Misbach lantas membuat proposal pembentukan lembaga arsip film dan menyampaikannya ke Gubernur DKI Jakarta pada masa itu, Ali Sadikin.
Ia cukup yakin usulnya bakal diterima karena menurut dia Ali Sadikin adalah orang berpikiran revolusioner dan sudah membangun Taman Ismail Marzuki, Institut Kesenian Jakarta dan Gedung Kesenian Jakarta.
Usulnya benar disetujui, Sinematek Indonesia pun terbentuk dan diresmikan pada 20 Oktober 1975.
Semua hal tentang film pun dikumpulkan dan disimpan di ruang penyimpanan Sinematek, ruang dingin dengan rak-rak dan kardus-kardus, perpustakaan, serta kamar kecil berisi macam-macam dokumentasi dan materi publikasi film.
Ribuan koleksi film cerita dan dokumenter, skenario, aneka materi publikasi, buku, dan arsip-arsip tokoh penting film tersimpan di sana.
“Dulu kan ada izin produksi. Setiap bikin film harus minta izin, dan memberikan dua skenario, nah satunya saya ambil, jadi lengkap. Sekarang karena nggak ada izin ya susah dapat skenarionya, kadang dikasih kadang nggak. Salah sekali sebenarnya penulis skenario nggak menyerahkan karena di sini kan diabadikan karyanya. Tapi ya itu, kesadaran untuk mengabadikan itu kurang,” tambah dia.

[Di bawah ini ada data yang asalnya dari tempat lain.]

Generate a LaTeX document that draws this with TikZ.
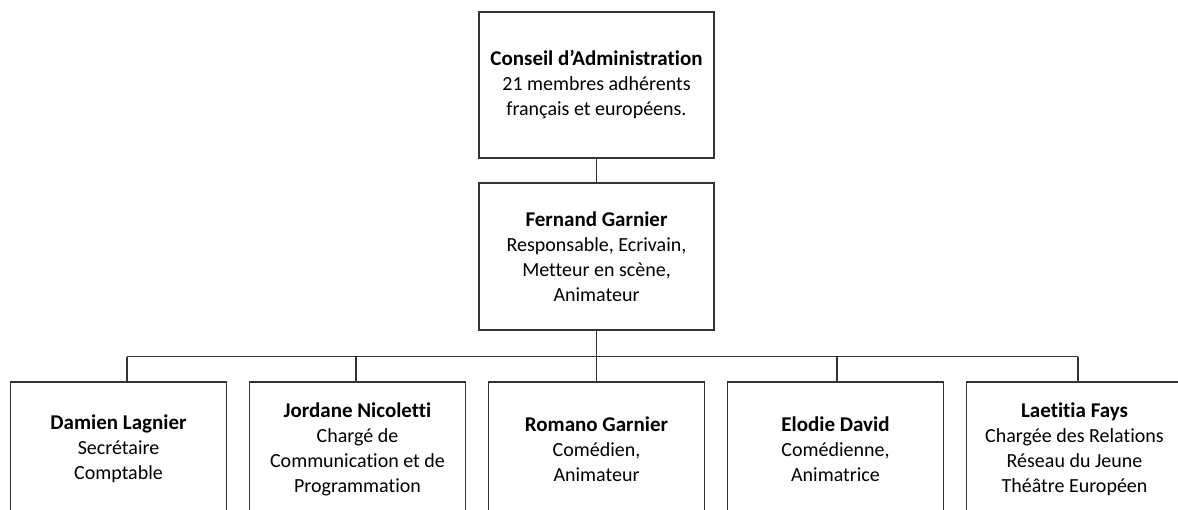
\documentclass[tikz,border=0pt]{standalone}
\usepackage{fontspec}
\setmainfont{Carlito}[Ligatures=NoCommon]
\newcommand{\nm}[1]{{\fontsize{21}{25}\selectfont\bfseries #1}}
\begin{document}
\begin{tikzpicture}[x=1pt,y=-1pt,
  box/.style={draw=black!80, line width=1.3pt, align=center, inner sep=0pt,
    text=black, font=\fontsize{20}{25}\selectfont},
  topbox/.style={box, minimum width=235pt, minimum height=146pt},
  lowbox/.style={box, minimum width=216pt, minimum height=134pt},
  link/.style={draw=black!80, line width=1.3pt}]
\useasboundingbox (0,0) rectangle (1178,509);
\begin{scope}
\clip (0,0) rectangle (1178,509);
\node[topbox] (ca) at (596.5,85) {\nm{Conseil d’Administration}\\21 membres adhérents\\français et européens.};
\node[topbox, minimum height=147pt] (fg) at (596.5,256.5) {\nm{Fernand Garnier}\\Responsable, Ecrivain,\\Metteur en scène,\\Animateur};
\node[lowbox] (dl) at (118.5,449) {\nm{Damien Lagnier}\\Secrétaire\\Comptable};
\node[lowbox] (jn) at (357.5,449) {\nm{Jordane Nicoletti}\\Chargé de\\Communication et de\\Programmation};
\node[lowbox] (rg) at (596.5,449) {\nm{Romano Garnier}\\Comédien,\\Animateur};
\node[lowbox] (ed) at (835.5,449) {\nm{Elodie David}\\Comédienne,\\Animatrice};
\node[lowbox] (lf) at (1074.5,449) {\nm{Laetitia Fays}\\Chargée des Relations\\Réseau du Jeune\\Théâtre Européen};
\end{scope}
\coordinate (b1) at (127,356.5);
\coordinate (b2) at (356,356.5);
\coordinate (b3) at (596.5,356.5);
\coordinate (b4) at (837,356.5);
\coordinate (b5) at (1078,356.5);
\draw[link] (ca.south) -- (fg.north);
\draw[link] (fg.south) -- (b3);
\draw[link] (b1) -- (b5);
\draw[link] (b1) -- (b1 |- dl.north);
\draw[link] (b2) -- (b2 |- jn.north);
\draw[link] (b3) -- (rg.north);
\draw[link] (b4) -- (b4 |- ed.north);
\draw[link] (b5) -- (b5 |- lf.north);
\end{tikzpicture}
\end{document}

Namun sayang usaha Misbach tak dilanjutkan. Setelah dia berhenti mengurus Sinematek pada 2001, koleksi lembaga pengarsipan film pertama dan terbesar di Asia Tenggara itu tak banyak bertambah. Usaha penambahan koleksi hampir tak ada.
Karir Penulisan
Selain menulis cerita/skenario film, Misbach juga aktif di dunia jurnalistik. Ia pernah menjabat sebagai Pemimpin Redaksi Minggu Abadi (1958-1959), Purnama (1962-1963), dan Redaktur Duta Masjarakat (1965-1966), Abad Muslimin (1966), Gelanggang (1967).
Karya-karya sastranya antara lain berjudul Bung Besar (Drama, 1958, menerima Hadiah Kedua Sayembara Penulisan Naskah Drama Kementerian Pendidikan dan Kebudayaan pada tahun yang sama), Setengah Djam Mendjelang Maut (Drama, 1968), Menjusuri Djedjak Berdarah (Novel, 1969), Keajaiban di Pasar Senen (Kumpulan Cerpen, 1971), Oh, Film (Kumpulan Cerpen, 1973). Kedua kumpulan cerpen ini disatukan di bawah judul Keajaiban di Pasar Senen dan dicetak ulang pada tahun 1996.
Selain berpengetahuan luas, Misbach juga banyak menulis buku tentang perfilman. Misbach meluncurkan buku berjudul “Teknik Menulis Skenario Film Cerita” pada 30 Januari 2007.
Menurut A. Teeuw dalam Sastra Indonesia Modern II, Jakarta, (1989), Misbach adalah penulis cerita pendek dari gaya yang sudah dikenal di Indonesia sejak zaman Suman Hs., tetapi ia memadukannya dengan pendekatan modern yang melimpah dengan kejenakaan.
Penghargaan
Pada tahun 1993 Misbach menerima Hadiah Seni dari Pemerintah RI.
Di usianya yang mencapai 78 tahun, Misbach yang mendapat penghargaan khusus dari Forum Film Bandung atas dedikasi dan kontribusinya di dunia film, masih terus berkarya melalui skenario yang ditulisnya. Baginya, film adalah alat utama perjuangannya, sebagai media ekspresi kesenian dan intelektual. Yang paling penting menurutnya, film adalah alat dakwah untuk meningkatkan kualitas hidup manusia, khususnya kualitas bangsa Indonesia.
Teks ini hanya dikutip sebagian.